··· DATA EXTRACT ···

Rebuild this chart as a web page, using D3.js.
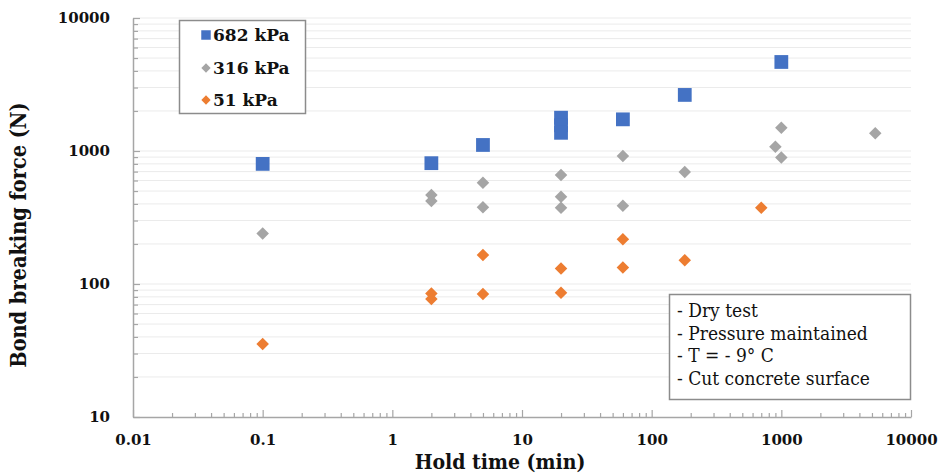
<!DOCTYPE html>
<html>
<head>
<meta charset="utf-8">
<script src="https://cdn.jsdelivr.net/npm/d3@7"></script>
<style>
  body { margin: 0; background: #fff; }
  svg { display: block; }
  text { font-family: "DejaVu Serif Condensed", "DejaVu Serif", serif; fill: #111; }
</style>
</head>
<body>
<svg id="chart" width="944" height="474"></svg>
<script>
// hold time (min) and bond breaking force (N)
let t682 = [0.1, 2, 5, 20, 20, 20, 60, 180, 1000];
let f682 = [800, 810, 1110, 1780, 1560, 1370, 1730, 2640, 4670];
let t316 = [0.1, 2, 2, 5, 5, 20, 20, 20, 60, 60, 180, 900, 1000, 1000, 5300];
let f316 = [240, 467, 421, 578, 377, 660, 453, 375, 917, 388, 695, 1077, 1497, 895, 1358];
let t51 = [0.1, 2, 2, 5, 5, 20, 20, 60, 60, 180, 700];
let f51 = [35.4, 85, 77, 165, 84, 131, 86, 217, 133, 151, 375];

let x_ticks = [0.01, 0.1, 1, 10, 100, 1000, 10000];
let x_labels = ["0.01", "0.1", "1", "10", "100", "1000", "10000"];
let y_ticks = [10, 100, 1000, 10000];
let y_labels = ["10", "100", "1000", "10000"];
let series_names = ["682 kPa", "316 kPa", "51 kPa"];
let notes = ["- Dry test", "- Pressure maintained", "- T = - 9° C", "- Cut concrete surface"];

let colors = ["#4472c4", "#a5a5a5", "#ed7d31"];

let svg = d3.select("#chart");

let x = d3.scaleLog().domain([0.01, 10000]).range([133, 911]);
let y = d3.scaleLog().domain([10, 10000]).range([417, 18]);

// minor values 2..9 in every decade
function minors(lo, hi) {
    let out = [];
    for (let d = lo; d < hi; d *= 10) {
        for (let k = 2; k <= 9; ++k) out.push(d * k);
    }
    return out;
}
let x_minor = minors(0.01, 10000);
let y_minor = minors(10, 10000);

// horizontal gridlines
svg.append("g")
    .selectAll("line")
    .data(y_minor.concat(y_ticks.slice(1)))
    .join("line")
    .attr("x1", x(0.01))
    .attr("x2", x(10000))
    .attr("y1", d => y(d))
    .attr("y2", d => y(d))
    .attr("stroke", "#ebebeb")
    .attr("stroke-width", 1);

let axis_color = "#a6a6a6";

let style_axis = g => {
    g.selectAll(".domain").attr("stroke", axis_color).attr("stroke-width", 1.5);
    g.selectAll(".tick line").attr("stroke", axis_color).attr("stroke-width", 1.2);
    g.selectAll("text")
        .style("font-family", "'DejaVu Serif', serif")
        .style("font-weight", "bold")
        .style("font-size", "15px")
        .attr("fill", "#111");
};

// x axis
svg.append("g")
    .attr("transform", `translate(0, ${y(10)})`)
    .call(d3.axisBottom(x).tickValues(x_minor).tickSize(-4).tickSizeOuter(0).tickFormat(""))
    .call(style_axis);
svg.append("g")
    .attr("transform", `translate(0, ${y(10)})`)
    .call(d3.axisBottom(x).tickValues(x_ticks).tickSize(-7).tickSizeOuter(0).tickPadding(17)
        .tickFormat((d, i) => x_labels[i]))
    .call(style_axis)
    .call(g => g.select(".domain").remove());

// y axis
svg.append("g")
    .attr("transform", `translate(${x(0.01)}, 0)`)
    .call(d3.axisLeft(y).tickValues(y_minor).tickSize(-5).tickSizeOuter(0).tickFormat(""))
    .call(style_axis);
svg.append("g")
    .attr("transform", `translate(${x(0.01)}, 0)`)
    .call(d3.axisLeft(y).tickValues(y_ticks).tickSize(-7).tickSizeOuter(0).tickPadding(23)
        .tickFormat((d, i) => y_labels[i]))
    .call(style_axis)
    .call(g => g.select(".domain").remove());

// points
let square = d3.symbol().type(d3.symbolSquare).size(190);
let diamond = d3.symbol().type(d3.symbolDiamond2).size(100);

function draw_points(ts, fs, sym, color) {
    let pts = ts.map((t, i) => ({t: t, f: fs[i]}));
    svg.append("g")
        .selectAll("path")
        .data(pts)
        .join("path")
        .attr("transform", d => `translate(${x(d.t)}, ${y(d.f)})`)
        .attr("d", sym)
        .attr("fill", color);
}
draw_points(t51, f51, diamond, colors[2]);
draw_points(t316, f316, diamond, colors[1]);
draw_points(t682, f682, square, colors[0]);

// legend
let legend = svg.append("g");
legend.append("rect")
    .attr("x", 179.5).attr("y", 20.5)
    .attr("width", 126).attr("height", 93)
    .attr("fill", "#fff")
    .attr("stroke", "#8c8c8c")
    .attr("stroke-width", 1.5);
let leg_syms = [d3.symbol().type(d3.symbolSquare).size(90), d3.symbol().type(d3.symbolDiamond2).size(55), d3.symbol().type(d3.symbolDiamond2).size(55)];
let leg_y = [35, 68, 100];
series_names.forEach((name, i) => {
    legend.append("path")
        .attr("transform", `translate(206, ${leg_y[i]})`)
        .attr("d", leg_syms[i])
        .attr("fill", colors[i]);
    legend.append("text")
        .attr("x", 213)
        .attr("y", leg_y[i])
        .attr("dy", "0.35em")
        .style("font-family", "'DejaVu Serif', serif")
        .style("font-weight", "bold")
        .style("font-size", "17px")
        .text(name);
});

// notes box
let note = svg.append("g");
note.append("rect")
    .attr("x", 669.5).attr("y", 294.5)
    .attr("width", 241).attr("height", 105)
    .attr("fill", "#fff")
    .attr("stroke", "#8c8c8c")
    .attr("stroke-width", 1.5);
notes.forEach((s, i) => {
    note.append("text")
        .attr("x", 677)
        .attr("y", 317 + i * 22.5)
        .style("font-size", "19px")
        .text(s);
});

// axis titles
svg.append("text")
    .attr("transform", "translate(26, 235) rotate(-90)")
    .attr("text-anchor", "middle")
    .style("font-weight", "bold")
    .style("font-size", "21.5px")
    .text("Bond breaking force (N)");
svg.append("text")
    .attr("x", 500)
    .attr("y", 469)
    .attr("text-anchor", "middle")
    .style("font-weight", "bold")
    .style("font-size", "21px")
    .text("Hold time (min)");
</script>
</body>
</html>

···

■ **WHAT IS EXPECTED**: Reproduce exactly the run of lines that opens the listing and closes with the line holding "133, 151, 375];". Pictures are excluded.

■ **SOLUTION TO THIS TASK**:
Rebuild this chart as a web page, using D3.js.
<!DOCTYPE html>
<html>
<head>
<meta charset="utf-8">
<script src="https://cdn.jsdelivr.net/npm/d3@7"></script>
<style>
  body { margin: 0; background: #fff; }
  svg { display: block; }
  text { font-family: "DejaVu Serif Condensed", "DejaVu Serif", serif; fill: #111; }
</style>
</head>
<body>
<svg id="chart" width="944" height="474"></svg>
<script>
// hold time (min) and bond breaking force (N)
let t682 = [0.1, 2, 5, 20, 20, 20, 60, 180, 1000];
let f682 = [800, 810, 1110, 1780, 1560, 1370, 1730, 2640, 4670];
let t316 = [0.1, 2, 2, 5, 5, 20, 20, 20, 60, 60, 180, 900, 1000, 1000, 5300];
let f316 = [240, 467, 421, 578, 377, 660, 453, 375, 917, 388, 695, 1077, 1497, 895, 1358];
let t51 = [0.1, 2, 2, 5, 5, 20, 20, 60, 60, 180, 700];
let f51 = [35.4, 85, 77, 165, 84, 131, 86, 217, 133, 151, 375];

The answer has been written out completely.